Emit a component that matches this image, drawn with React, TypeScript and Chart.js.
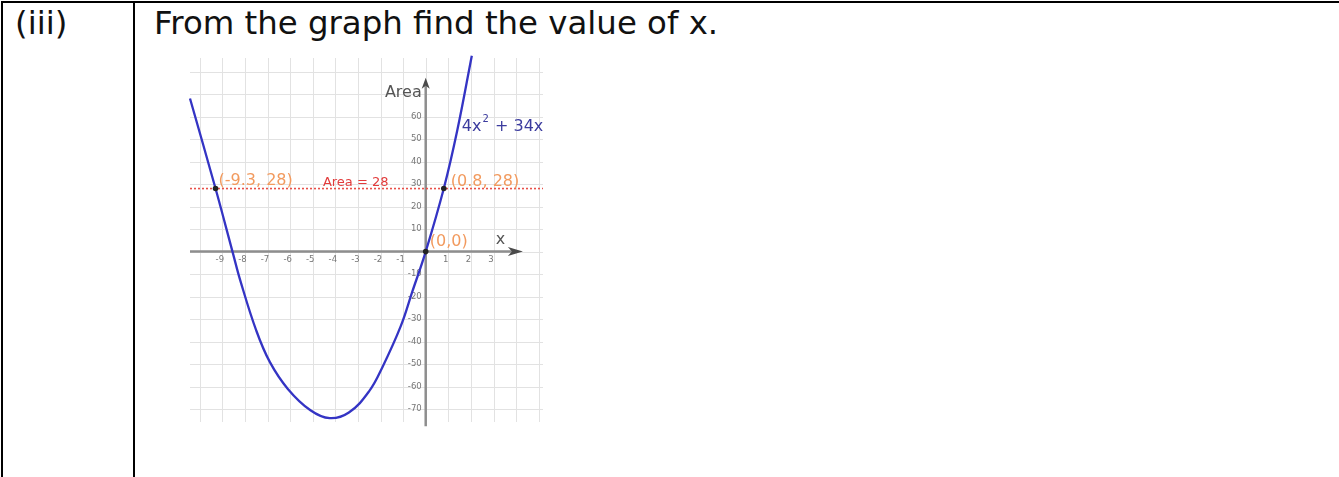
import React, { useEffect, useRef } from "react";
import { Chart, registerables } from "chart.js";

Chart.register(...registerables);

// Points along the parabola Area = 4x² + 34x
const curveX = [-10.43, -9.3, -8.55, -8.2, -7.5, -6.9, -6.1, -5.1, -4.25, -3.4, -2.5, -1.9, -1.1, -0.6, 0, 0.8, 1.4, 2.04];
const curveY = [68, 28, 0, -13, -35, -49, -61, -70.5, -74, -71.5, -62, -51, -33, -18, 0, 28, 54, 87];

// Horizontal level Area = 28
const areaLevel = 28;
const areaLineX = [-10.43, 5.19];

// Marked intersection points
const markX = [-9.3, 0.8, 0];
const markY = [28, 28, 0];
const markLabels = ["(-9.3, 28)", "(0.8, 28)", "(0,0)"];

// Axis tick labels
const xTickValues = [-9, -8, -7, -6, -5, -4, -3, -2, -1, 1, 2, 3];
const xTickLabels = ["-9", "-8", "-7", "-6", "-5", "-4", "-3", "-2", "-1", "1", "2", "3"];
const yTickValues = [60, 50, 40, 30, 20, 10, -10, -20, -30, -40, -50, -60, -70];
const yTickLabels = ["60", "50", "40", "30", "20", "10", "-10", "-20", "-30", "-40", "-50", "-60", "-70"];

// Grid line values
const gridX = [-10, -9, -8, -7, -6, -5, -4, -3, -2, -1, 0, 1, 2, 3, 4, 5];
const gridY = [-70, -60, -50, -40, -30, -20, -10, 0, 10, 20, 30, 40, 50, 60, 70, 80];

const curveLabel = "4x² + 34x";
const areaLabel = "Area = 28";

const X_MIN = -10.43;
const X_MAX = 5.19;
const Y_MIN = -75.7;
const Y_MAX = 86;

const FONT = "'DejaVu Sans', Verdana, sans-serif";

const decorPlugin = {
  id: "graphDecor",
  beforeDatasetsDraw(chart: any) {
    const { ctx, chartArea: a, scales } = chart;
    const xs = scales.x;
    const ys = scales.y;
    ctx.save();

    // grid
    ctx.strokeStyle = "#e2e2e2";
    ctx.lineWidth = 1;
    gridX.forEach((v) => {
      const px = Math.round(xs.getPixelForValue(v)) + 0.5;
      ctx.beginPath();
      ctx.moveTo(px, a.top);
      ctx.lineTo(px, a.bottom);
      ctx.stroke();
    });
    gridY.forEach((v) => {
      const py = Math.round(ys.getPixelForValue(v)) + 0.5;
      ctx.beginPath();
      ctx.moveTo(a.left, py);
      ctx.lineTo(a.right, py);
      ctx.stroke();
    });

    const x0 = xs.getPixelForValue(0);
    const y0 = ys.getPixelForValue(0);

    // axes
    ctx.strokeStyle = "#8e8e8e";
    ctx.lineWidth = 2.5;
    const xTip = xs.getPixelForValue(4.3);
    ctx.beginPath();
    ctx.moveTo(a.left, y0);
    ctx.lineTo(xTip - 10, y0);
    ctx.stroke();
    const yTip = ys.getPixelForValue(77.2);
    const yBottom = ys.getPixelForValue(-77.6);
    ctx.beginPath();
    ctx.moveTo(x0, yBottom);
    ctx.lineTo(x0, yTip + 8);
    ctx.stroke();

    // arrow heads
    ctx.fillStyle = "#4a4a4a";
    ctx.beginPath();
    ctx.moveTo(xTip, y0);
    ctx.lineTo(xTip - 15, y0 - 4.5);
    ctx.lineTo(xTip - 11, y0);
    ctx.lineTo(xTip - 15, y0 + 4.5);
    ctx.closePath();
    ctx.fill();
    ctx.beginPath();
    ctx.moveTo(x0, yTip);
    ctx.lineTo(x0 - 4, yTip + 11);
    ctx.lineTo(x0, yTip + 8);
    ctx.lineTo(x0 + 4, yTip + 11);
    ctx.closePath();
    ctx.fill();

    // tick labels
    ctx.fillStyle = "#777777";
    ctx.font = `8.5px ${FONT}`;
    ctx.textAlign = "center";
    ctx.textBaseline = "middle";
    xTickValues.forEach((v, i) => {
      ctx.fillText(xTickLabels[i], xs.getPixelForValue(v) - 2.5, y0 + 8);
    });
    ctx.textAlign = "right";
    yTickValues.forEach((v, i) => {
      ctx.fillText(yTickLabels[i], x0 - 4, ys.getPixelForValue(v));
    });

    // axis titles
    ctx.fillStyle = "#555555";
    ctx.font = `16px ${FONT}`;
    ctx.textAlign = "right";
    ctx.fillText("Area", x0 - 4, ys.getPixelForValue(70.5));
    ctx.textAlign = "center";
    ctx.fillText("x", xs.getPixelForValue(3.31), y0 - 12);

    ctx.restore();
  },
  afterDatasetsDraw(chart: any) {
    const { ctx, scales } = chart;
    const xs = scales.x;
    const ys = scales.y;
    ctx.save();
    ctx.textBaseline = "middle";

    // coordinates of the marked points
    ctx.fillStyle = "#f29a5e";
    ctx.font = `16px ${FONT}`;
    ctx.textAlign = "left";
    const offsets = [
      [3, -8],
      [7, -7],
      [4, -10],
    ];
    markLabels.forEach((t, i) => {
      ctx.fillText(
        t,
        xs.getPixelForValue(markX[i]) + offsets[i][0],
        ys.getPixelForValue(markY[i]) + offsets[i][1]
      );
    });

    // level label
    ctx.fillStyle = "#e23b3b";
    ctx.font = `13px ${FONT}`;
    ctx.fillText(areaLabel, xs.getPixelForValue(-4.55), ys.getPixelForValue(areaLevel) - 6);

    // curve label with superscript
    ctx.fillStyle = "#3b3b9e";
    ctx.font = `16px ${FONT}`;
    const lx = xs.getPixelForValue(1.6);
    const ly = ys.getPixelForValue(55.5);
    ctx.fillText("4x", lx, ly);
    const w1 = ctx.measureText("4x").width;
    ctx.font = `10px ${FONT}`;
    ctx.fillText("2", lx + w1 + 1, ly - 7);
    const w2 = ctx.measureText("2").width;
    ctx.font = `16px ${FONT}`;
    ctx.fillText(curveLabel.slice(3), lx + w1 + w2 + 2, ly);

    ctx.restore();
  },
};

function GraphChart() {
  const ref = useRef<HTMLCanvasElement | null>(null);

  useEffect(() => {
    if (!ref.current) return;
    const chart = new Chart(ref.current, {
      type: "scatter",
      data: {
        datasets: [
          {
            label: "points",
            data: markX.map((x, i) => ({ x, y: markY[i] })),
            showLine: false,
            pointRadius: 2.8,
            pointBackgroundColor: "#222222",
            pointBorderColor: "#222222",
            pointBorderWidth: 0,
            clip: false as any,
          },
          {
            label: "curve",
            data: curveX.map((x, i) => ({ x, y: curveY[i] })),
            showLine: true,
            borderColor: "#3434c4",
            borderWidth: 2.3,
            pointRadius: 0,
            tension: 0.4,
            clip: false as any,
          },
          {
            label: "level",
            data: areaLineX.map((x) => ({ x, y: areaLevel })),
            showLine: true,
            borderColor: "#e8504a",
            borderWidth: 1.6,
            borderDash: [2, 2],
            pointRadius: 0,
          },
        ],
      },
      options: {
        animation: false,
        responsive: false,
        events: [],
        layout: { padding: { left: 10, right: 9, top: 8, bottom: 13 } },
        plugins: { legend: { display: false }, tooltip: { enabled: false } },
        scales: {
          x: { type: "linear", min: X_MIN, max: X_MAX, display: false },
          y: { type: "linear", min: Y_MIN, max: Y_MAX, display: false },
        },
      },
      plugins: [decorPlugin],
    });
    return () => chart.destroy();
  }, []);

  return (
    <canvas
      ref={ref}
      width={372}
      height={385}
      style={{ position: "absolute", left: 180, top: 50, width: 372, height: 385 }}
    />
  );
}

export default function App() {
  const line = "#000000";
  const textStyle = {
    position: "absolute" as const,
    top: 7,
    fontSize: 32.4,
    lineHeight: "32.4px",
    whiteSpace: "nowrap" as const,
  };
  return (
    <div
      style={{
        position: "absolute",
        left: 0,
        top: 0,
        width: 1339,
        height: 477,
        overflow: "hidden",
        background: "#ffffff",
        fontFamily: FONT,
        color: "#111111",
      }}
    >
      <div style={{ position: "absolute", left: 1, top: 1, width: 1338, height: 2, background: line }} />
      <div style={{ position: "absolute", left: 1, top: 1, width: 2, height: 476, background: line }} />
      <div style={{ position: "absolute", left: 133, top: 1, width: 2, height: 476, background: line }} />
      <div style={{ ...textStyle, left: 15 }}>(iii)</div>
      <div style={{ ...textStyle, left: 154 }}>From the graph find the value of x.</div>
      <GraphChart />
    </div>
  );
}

::::

Leave out the pictures and repeat exactly the lines from the start of the material through the line that contains "Chart.register(...registerables);", both included.

• [OUTPUT FOR THIS EXERCISE]:
Emit a component that matches this image, drawn with React, TypeScript and Chart.js.
import React, { useEffect, useRef } from "react";
import { Chart, registerables } from "chart.js";

Chart.register(...registerables);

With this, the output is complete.